Knowledge Distillation is nothing new. Simply put, it involves having a large model (the teacher) teach a smaller model (the student), enabling the smaller model to approximate the capabilities of the larger one while maintaining a much smaller footprint.
However, this new paper from the Tencent Hunyuan team asks a question that hasn't been systematically studied before: Under an On-Policy setting, how much "locked" model efficiency can distillation actually unlock?
What is On-Policy Distillation?
Let's start with some background.
In reinforcement learning, On-Policy means the agent only uses data generated by its current policy to update itself. Off-Policy, on the other hand, can utilize data generated by any past policy.
The core idea of On-Policy Distillation is: conducting distillation learning on data generated by the model itself, rather than on a fixed dataset.
This sounds intuitive—having a model learn in its "area of expertise" should be more efficient. But the real questions are: exactly how efficient? Under what conditions? And how large is the efficiency gap between different strategies?
Until now, no one has systematically answered these questions.
Key Findings of the Paper
The Tencent Hunyuan team conducted extensive experiments, yielding several noteworthy findings:
First, the efficiency advantage of On-Policy distillation is not uniform. On certain tasks, On-Policy distillation shows a significantly greater efficiency boost compared to Off-Policy distillation; on others, the gap is minimal. This indicates that the choice of distillation strategy must be tailored to the specific task characteristics—there is no "one-size-fits-all" solution.
Second, the key to "unlocking efficiency" lies in the match of data distributions. When the distribution of the distillation data closely aligns with the data distribution the model encounters in real-world usage, the advantages of On-Policy distillation are maximized. This makes intuitive sense—the closer your practice material is to the actual exam, the better your results will naturally be.

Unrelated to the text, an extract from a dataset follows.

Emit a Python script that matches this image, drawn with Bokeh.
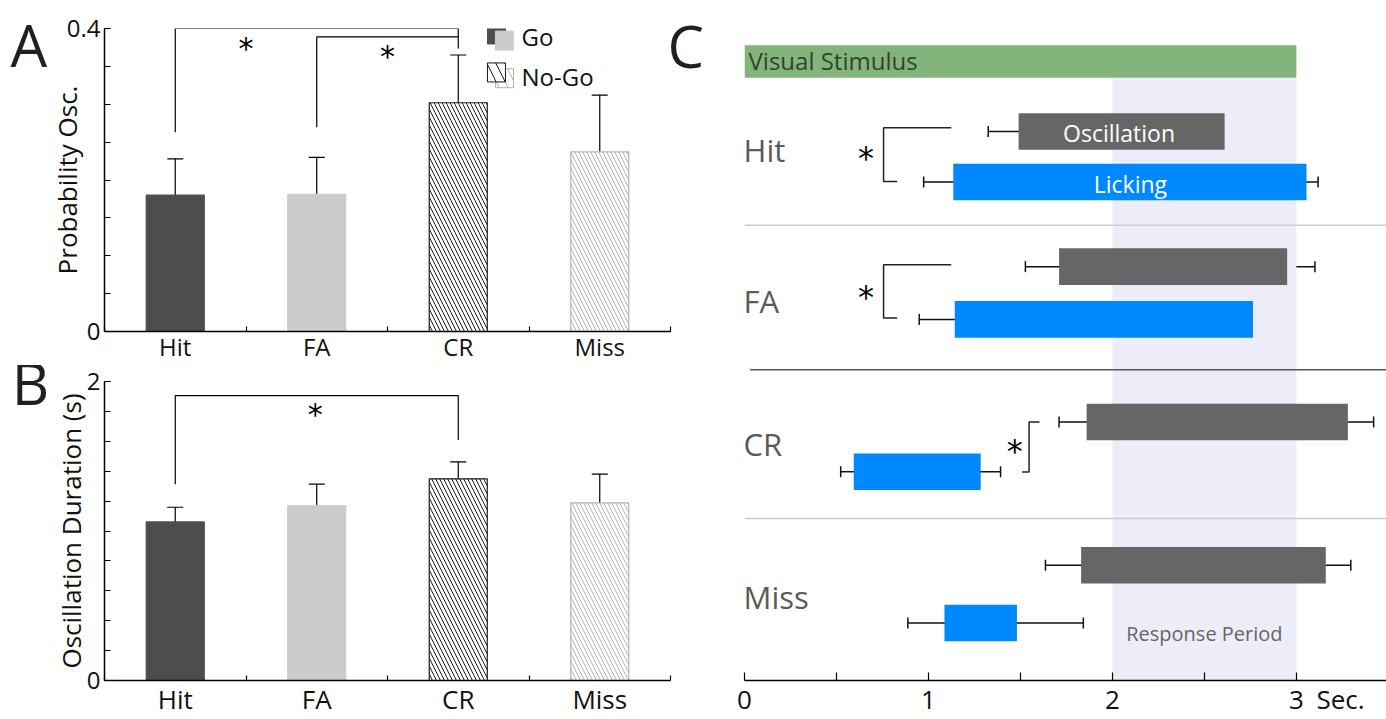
from bokeh.plotting import figure
from bokeh.models import Range1d, FixedTicker, ColumnDataSource, Whisker, TeeHead, Label
from bokeh.layouts import row, column
from bokeh.embed import file_html
from bokeh.resources import INLINE
from bokeh.core.properties import value

FONT = "Open Sans"
STAR_FONT = "DejaVu Sans"

# ---------------- data ----------------
categories = ["Hit", "FA", "CR", "Miss"]
prob_osc = [0.180, 0.181, 0.302, 0.237]
prob_osc_err = [0.048, 0.049, 0.063, 0.075]
osc_duration = [1.061, 1.170, 1.349, 1.188]
osc_duration_err = [0.098, 0.144, 0.114, 0.193]

# panel C (seconds)
osc_start = [1.49, 1.71, 1.86, 1.83]
osc_end = [2.61, 2.95, 3.28, 3.16]
osc_start_lo = [1.325, 1.527, 1.710, 1.636]
osc_start_hi = [1.656, 1.897, 2.016, 2.035]
osc_end_lo = [2.423, 2.788, 3.144, 3.018]
osc_end_hi = [2.815, 3.101, 3.420, 3.296]
lick_start = [1.135, 1.143, 0.594, 1.087]
lick_end = [3.055, 2.764, 1.284, 1.481]
lick_start_lo = [0.974, 0.950, 0.523, 0.888]
lick_start_hi = [1.299, 1.332, 0.660, 1.126]
lick_end_lo = [2.995, 2.664, 1.176, 1.292]
lick_end_hi = [3.118, 2.869, 1.392, 1.842]
stim_start, stim_end = 0.0, 3.0
resp_start, resp_end = 2.0, 3.0

# ---------------- styles ----------------
bar_fill = ["#4d4d4d", "#cccccc", "white", "white"]
bar_line = ["#4d4d4d", "#cccccc", "#1a1a1a", "#b3b3b3"]
bar_hatch = [" ", " ", "left_diagonal_line", "left_diagonal_line"]
cat_x = [i + 0.5 for i in range(len(categories))]


def blank(p):
    p.xgrid.visible = False
    p.ygrid.visible = False
    p.outline_line_color = None


def style_axes(p, yticks, yminor, yover, ylabel, ylabel_standoff, xstandoff, xsize):
    blank(p)
    ax = p.xaxis[0]
    ax.ticker = FixedTicker(ticks=cat_x, minor_ticks=[0, 1, 2, 3, 4])
    ax.major_label_overrides = {x: c for x, c in zip(cat_x, categories)}
    ax.major_tick_in = 0
    ax.major_tick_out = 0
    ax.minor_tick_in = 5
    ax.minor_tick_out = 0
    ax.major_label_standoff = xstandoff
    ax.major_label_text_font_size = xsize
    ay = p.yaxis[0]
    ay.ticker = FixedTicker(ticks=yticks, minor_ticks=yminor)
    ay.major_label_overrides = yover
    ay.major_tick_in = 6
    ay.major_tick_out = 0
    ay.minor_tick_in = 6
    ay.minor_tick_out = 0
    ay.major_label_standoff = 4
    ay.major_label_text_font_size = "24px"
    ay.axis_label = ylabel
    ay.axis_label_standoff = ylabel_standoff
    ay.axis_label_text_font = FONT
    ay.axis_label_text_font_size = "26px"
    ay.axis_label_text_font_style = "normal"
    ay.axis_label_text_color = "#111111"
    for a in (ax, ay):
        a.axis_line_color = "black"
        a.axis_line_width = 1.5
        a.major_tick_line_color = "black"
        a.minor_tick_line_color = "black"
        a.major_tick_line_width = 1.2
        a.minor_tick_line_width = 1.2
        a.major_label_text_font = FONT
        a.major_label_text_color = "#111111"


def bar_panel(p, vals, errs, bw):
    src = ColumnDataSource(dict(x=cat_x, top=vals, fill=bar_fill, line=bar_line,
                                hatch=bar_hatch, hcolor=bar_line,
                                lo=[v - e for v, e in zip(vals, errs)],
                                hi=[v + e for v, e in zip(vals, errs)]))
    p.vbar(x="x", top="top", bottom=0, width=bw, source=src, fill_color="fill",
           line_color="line", line_width=1.2, hatch_pattern="hatch",
           hatch_color="hcolor", hatch_scale=8, hatch_weight=1)
    w = Whisker(source=src, base="x", lower="lo", upper="hi", dimension="height",
                line_color="black", line_width=1.2,
                upper_head=TeeHead(size=16, line_color="black", line_width=1.2),
                lower_head=TeeHead(size=16, line_color="black", line_width=1.2))
    p.add_layout(w)


def brackets(p, left_cat, right_cat, left_bottom, top, right_bottom, star_x, star_y, size):
    xs, ys = [], []
    for lc, rc, lb, t, rb in zip(left_cat, right_cat, left_bottom, top, right_bottom):
        x0 = cat_x[categories.index(lc)]
        x1 = cat_x[categories.index(rc)]
        xs.append([x0, x0, x1, x1])
        ys.append([lb, t, t, rb])
    p.multi_line(xs=xs, ys=ys, line_color="black", line_width=1.2)
    p.text(x=star_x, y=star_y, text=["*"] * len(star_x), text_font=value(STAR_FONT),
           text_font_size=size, text_align="center", text_baseline="middle",
           text_color="black")


def panel_letter(p, x, y, letter, side):
    p.add_layout(Label(x=x, y=y, x_units="data", y_units="data", text=letter,
                       text_font=FONT, text_font_size="58px", text_color="#231f20",
                       text_baseline="middle", text_align="left"), side)


# ---------------- panel A ----------------
pA = figure(width=715, height=365, x_range=Range1d(0, 4), y_range=Range1d(0, 0.4),
            toolbar_location=None, output_backend="svg",
            min_border_left=104, min_border_right=45, min_border_top=28,
            min_border_bottom=32)
style_axes(pA, [0, 0.4], [round(0.05 * i, 2) for i in range(9)], {0: "0", 0.4: "0.4"},
           "Probability Osc.", -21, -2, "24px")
bar_panel(pA, prob_osc, prob_osc_err, 0.41)
brackets(pA, ["Hit", "FA"], ["CR", "CR"], [0.263, 0.2695], [0.4, 0.389], [0.3737, 0.389],
         [1.0, 2.0], [0.374, 0.3624], "30px")

# legend (custom overlapping swatches)
pA.rect(x=[2.770], y=[0.3921], width=18, height=19, width_units="screen",
        height_units="screen", fill_color="#4d4d4d", line_color="#4d4d4d")
pA.rect(x=[2.826], y=[0.3840], width=18, height=19, width_units="screen",
        height_units="screen", fill_color="#cccccc", line_color="#cccccc")
pA.rect(x=[2.827], y=[0.3344], width=18, height=19, width_units="screen",
        height_units="screen", fill_color="white", line_color="#b3b3b3",
        hatch_pattern="left_diagonal_line", hatch_color="#b3b3b3", hatch_scale=18,
        hatch_weight=1)
pA.rect(x=[2.770], y=[0.3420], width=18, height=19, width_units="screen",
        height_units="screen", fill_color="white", line_color="#1a1a1a",
        hatch_pattern="left_diagonal_line", hatch_color="#1a1a1a", hatch_scale=18,
        hatch_weight=1)
pA.text(x=[2.947, 2.947], y=[0.3890, 0.3365], text=["Go", "No-Go"],
        text_font=value(FONT), text_font_size="24px", text_baseline="middle",
        text_color="#111111")

# panel letters (data units of panel A: x in category units, y in probability)
panel_letter(pA, -0.664, 0.3787, "A", "left")
panel_letter(pA, 3.979, 0.3780, "C", "right")

# ---------------- panel B ----------------
pB = figure(width=715, height=354, x_range=Range1d(0, 4), y_range=Range1d(0, 2),
            toolbar_location=None, output_backend="svg",
            min_border_left=102, min_border_right=34, min_border_top=16,
            min_border_bottom=36)
style_axes(pB, [0, 2], [round(0.2 * i, 1) for i in range(11)], {0: "0", 2: "2"},
           "Oscillation Duration (s)", -5, 0, "26px")
bar_panel(pB, osc_duration, osc_duration_err, 0.41)
brackets(pB, ["Hit"], ["CR"], [1.312], [1.906], [1.609], [1.49], [1.776], "30px")
panel_letter(pB, -0.655, 1.994, "B", "left")

# ---------------- panel C ----------------
C_XMAX = 3.49
pC = figure(width=671, height=719, x_range=Range1d(0, C_XMAX), y_range=Range1d(683, 0),
            toolbar_location=None, output_backend="svg", y_axis_location=None,
            min_border_left=29, min_border_right=0, min_border_top=0,
            min_border_bottom=36)
blank(pC)
cx = pC.xaxis[0]
cx.ticker = FixedTicker(ticks=[0, 1, 2, 3, 3.24], minor_ticks=[0, 0.5, 1, 1.5, 2, 2.5, 3])
cx.major_label_overrides = {0: "0", 1: "1", 2: "2", 3: "3", 3.24: "Sec."}
cx.major_tick_in = 0
cx.major_tick_out = 0
cx.minor_tick_in = 8
cx.minor_tick_out = 0
cx.minor_tick_line_color = "black"
cx.minor_tick_line_width = 1.2
cx.major_label_standoff = 0
cx.major_label_text_font = FONT
cx.major_label_text_font_size = "26px"
cx.major_label_text_color = "#111111"
cx.axis_line_color = "black"
cx.axis_line_width = 1.5

# row layout (vertical positions, px from top of panel)
osc_y = [131.5, 267.3, 423.3, 567.3]
lick_y = [182.3, 320.3, 473.3, 625.3]
row_label_y = [150.0, 301.7, 445.0, 599.2]
BAR_H = 36.7
STIM_TOP, STIM_BOTTOM = 45, 77.7

pC.quad(left=[resp_start], right=[resp_end], top=[STIM_BOTTOM], bottom=[683],
        fill_color="#ededfa", line_color=None)
pC.quad(left=[stim_start], right=[stim_end], top=[STIM_TOP], bottom=[STIM_BOTTOM],
        fill_color="#82b47b", line_color=None)
pC.text(x=[stim_start + 0.022], y=[60], text=["Visual Stimulus"], text_font=value(FONT),
        text_font_size="24px", text_color="#33432f", text_baseline="middle")

# separators
pC.segment(x0=[0, 0.03, 0], x1=[C_XMAX] * 3, y0=[225.7, 371, 520.3], y1=[225.7, 371, 520.3],
           line_color=["#cccccc", "#555555", "#cccccc"], line_width=1.5)

pC.hbar(y=osc_y, left=osc_start, right=osc_end, height=BAR_H, fill_color="#666666",
        line_color=None)
pC.hbar(y=lick_y, left=lick_start, right=lick_end, height=BAR_H, fill_color="#0088ff",
        line_color=None)

wsrc = ColumnDataSource(dict(
    y=osc_y + osc_y + lick_y + lick_y,
    lo=osc_start_lo + osc_end_lo + lick_start_lo + lick_end_lo,
    hi=osc_start_hi + osc_end_hi + lick_start_hi + lick_end_hi))
pC.add_layout(Whisker(source=wsrc, base="y", lower="lo", upper="hi", dimension="width",
                      line_color="#111111", line_width=1.5,
                      upper_head=TeeHead(size=11, line_color="#111111", line_width=1.5),
                      lower_head=TeeHead(size=11, line_color="#111111", line_width=1.5)))

pC.text(x=[-0.005] * 4, y=row_label_y, text=categories, text_font=value(FONT),
        text_font_size="31px", text_color="#5a5a5a", text_baseline="middle")
pC.text(x=[2.036, 2.098], y=[133, 184], text=["Oscillation", "Licking"],
        text_font=value(FONT), text_font_size="23px", text_color="white",
        text_align="center", text_baseline="middle")
pC.text(x=[(resp_start + resp_end) / 2], y=[636], text=["Response Period"],
        text_font=value(FONT), text_font_size="20px", text_color="#666666",
        text_align="center", text_baseline="middle")

# significance brackets in C
c_vx = [0.756, 0.756, 1.547]
c_top_end = [1.124, 1.124, 1.604]
c_bot_end = [0.830, 0.830, 1.509]
c_top_y = [127.7, 265.3, 423.3]
c_bot_y = [181.7, 319.0, 473.7]
pC.multi_line(xs=[[a, v, v, b] for a, v, b in zip(c_top_end, c_vx, c_bot_end)],
              ys=[[t, t, b, b] for t, b in zip(c_top_y, c_bot_y)],
              line_color="#222222", line_width=1.5)
pC.text(x=[0.661, 0.661, 1.469], y=[158, 298, 452], text=["*"] * 3,
        text_font=value(STAR_FONT), text_font_size="32px", text_align="center",
        text_baseline="middle", text_color="black")

layout = row(column(pA, pB), pC)
open("out.html", "w").write(file_html(layout, INLINE))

Third, iterative distillation outperforms one-shot distillation. The paper found that progressively distilling through multiple rounds (where each round uses the updated model to generate new distillation data) can continuously unlock model potential. This process is akin to "self-improvement"—each round builds upon and surpasses the previous one.
Implications for the Industry
The value of this paper extends beyond academic discovery; it holds significant guiding implications for practical engineering.
Cost Optimization. The training costs for large models are continuously rising, making any method that improves training efficiency directly economically valuable. If On-Policy distillation can reduce the number of training steps while maintaining equivalent performance, the saved compute and time translate into real, tangible benefits.
Unlocking Small Model Capabilities. In many scenarios, deploying the largest model is impractical due to cost, latency, or deployment constraints. Distillation is a key technology for enabling smaller models to approach the capabilities of larger ones. Understanding the efficiency boundaries of On-Policy distillation helps us make more precise trade-offs between "model size" and "performance."
RLHF Pipeline Optimization. The concept of On-Policy distillation shares similarities with PPO training in RLHF—both rely on generating data from the current policy to update the model. The findings in this paper could provide valuable references for optimizing RLHF workflows.
Caveats and Considerations
Of course, it's important to maintain a level-headed perspective on these results:
Limitations in Experimental Scope. The paper's conclusions are based on specific model architectures and task settings. Changing the model or the domain may mean the conclusions don't fully apply.
Trade-offs in Computational Overhead. While On-Policy distillation can improve efficiency, each round requires the model to generate data, which itself incurs computational costs. In practical applications, a comprehensive evaluation of "distillation gains" versus "generation costs" is necessary.
Risk of Overfitting. Repeatedly learning from data generated by the model itself may cause it to over-adapt to specific data distributions, thereby reducing generalization capabilities. While the paper mentions several mitigation strategies, careful validation remains essential during actual deployment.
Final Thoughts
The greatest contribution of this Tencent Hunyuan paper may not be a specific technical metric, but rather bringing a previously overlooked question to the forefront.
Over the past few years, the industry has been chasing "larger models, more data, and greater compute." But this paper serves as a reminder: efficiency matters just as much. If you can achieve the same results with fewer resources, that in itself is a competitive advantage.
In 2026, as compute costs continue to climb and the industry increasingly focuses on return on investment, this kind of systematic research into "efficiency" is precisely a sign of the sector's maturation.